- [DATA EXCERPT]
--*--

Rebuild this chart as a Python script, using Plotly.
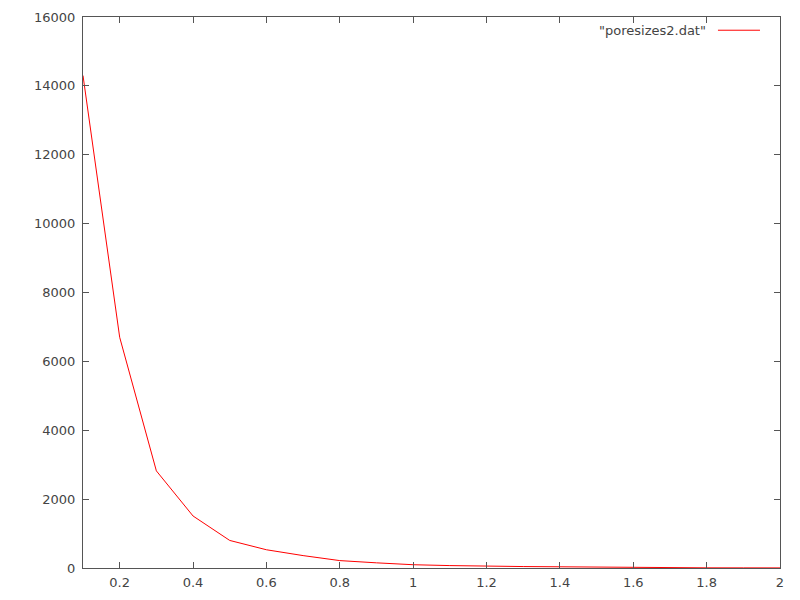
import plotly.graph_objects as go

x_vals = [0.1, 0.2, 0.3, 0.4, 0.5, 0.6, 0.7, 0.8, 0.9, 1.0,
          1.1, 1.2, 1.3, 1.4, 1.5, 1.6, 1.7, 1.8, 1.9, 2.0]
counts = [14300, 6700, 2820, 1510, 800, 530, 360, 215, 150, 95,
          70, 50, 42, 35, 25, 8, 6, 5, 4, 3]
series_name = '"poresizes2.dat"'
x_ticks = [0.2, 0.4, 0.6, 0.8, 1, 1.2, 1.4, 1.6, 1.8, 2]
y_ticks = [0, 2000, 4000, 6000, 8000, 10000, 12000, 14000, 16000]

fig = go.Figure()
fig.add_trace(go.Scatter(x=x_vals, y=counts, mode="lines",
                         line=dict(color="#ff0000", width=1),
                         name=series_name, showlegend=False))

axis_common = dict(showgrid=False, zeroline=False, showline=True,
                   linecolor="#555555", linewidth=1, mirror="ticks",
                   ticks="inside", ticklen=6, tickcolor="#555555",
                   automargin=False,
                   tickfont=dict(family="DejaVu Sans", size=13, color="#444444"))

fig.update_xaxes(range=[0.1, 2], tickvals=x_ticks, ticklabelstandoff=2,
                 ticktext=[f"{t:g}" for t in x_ticks], **axis_common)
fig.update_yaxes(range=[0, 16000], tickvals=y_ticks, ticklabelstandoff=4,
                 ticktext=[str(t) for t in y_ticks], **axis_common)

# gnuplot-style key: text then line sample to its right
fig.add_annotation(xref="paper", yref="paper", x=0.8967, y=0.976,
                   xanchor="right", yanchor="middle", showarrow=False,
                   text=series_name,
                   font=dict(family="DejaVu Sans", size=13, color="#444444"))
fig.add_shape(type="line", xref="paper", yref="paper",
              x0=0.911, x1=0.9713, y0=0.976, y1=0.976,
              line=dict(color="#ff0000", width=1))

fig.update_layout(width=792, height=592,
                  margin=dict(l=75, r=20, t=9, b=32),
                  plot_bgcolor="white", paper_bgcolor="white")

fig.write_html("out.html")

--*--

- [THE PROBLEM] Every line of the data above should be quoted exactly. Omit the pictures.

- [PROBLEM SOLUTION]
Rebuild this chart as a Python script, using Plotly.
import plotly.graph_objects as go

x_vals = [0.1, 0.2, 0.3, 0.4, 0.5, 0.6, 0.7, 0.8, 0.9, 1.0,
          1.1, 1.2, 1.3, 1.4, 1.5, 1.6, 1.7, 1.8, 1.9, 2.0]
counts = [14300, 6700, 2820, 1510, 800, 530, 360, 215, 150, 95,
          70, 50, 42, 35, 25, 8, 6, 5, 4, 3]
series_name = '"poresizes2.dat"'
x_ticks = [0.2, 0.4, 0.6, 0.8, 1, 1.2, 1.4, 1.6, 1.8, 2]
y_ticks = [0, 2000, 4000, 6000, 8000, 10000, 12000, 14000, 16000]

fig = go.Figure()
fig.add_trace(go.Scatter(x=x_vals, y=counts, mode="lines",
                         line=dict(color="#ff0000", width=1),
                         name=series_name, showlegend=False))

axis_common = dict(showgrid=False, zeroline=False, showline=True,
                   linecolor="#555555", linewidth=1, mirror="ticks",
                   ticks="inside", ticklen=6, tickcolor="#555555",
                   automargin=False,
                   tickfont=dict(family="DejaVu Sans", size=13, color="#444444"))

fig.update_xaxes(range=[0.1, 2], tickvals=x_ticks, ticklabelstandoff=2,
                 ticktext=[f"{t:g}" for t in x_ticks], **axis_common)
fig.update_yaxes(range=[0, 16000], tickvals=y_ticks, ticklabelstandoff=4,
                 ticktext=[str(t) for t in y_ticks], **axis_common)

# gnuplot-style key: text then line sample to its right
fig.add_annotation(xref="paper", yref="paper", x=0.8967, y=0.976,
                   xanchor="right", yanchor="middle", showarrow=False,
                   text=series_name,
                   font=dict(family="DejaVu Sans", size=13, color="#444444"))
fig.add_shape(type="line", xref="paper", yref="paper",
              x0=0.911, x1=0.9713, y0=0.976, y1=0.976,
              line=dict(color="#ff0000", width=1))

fig.update_layout(width=792, height=592,
                  margin=dict(l=75, r=20, t=9, b=32),
                  plot_bgcolor="white", paper_bgcolor="white")

fig.write_html("out.html")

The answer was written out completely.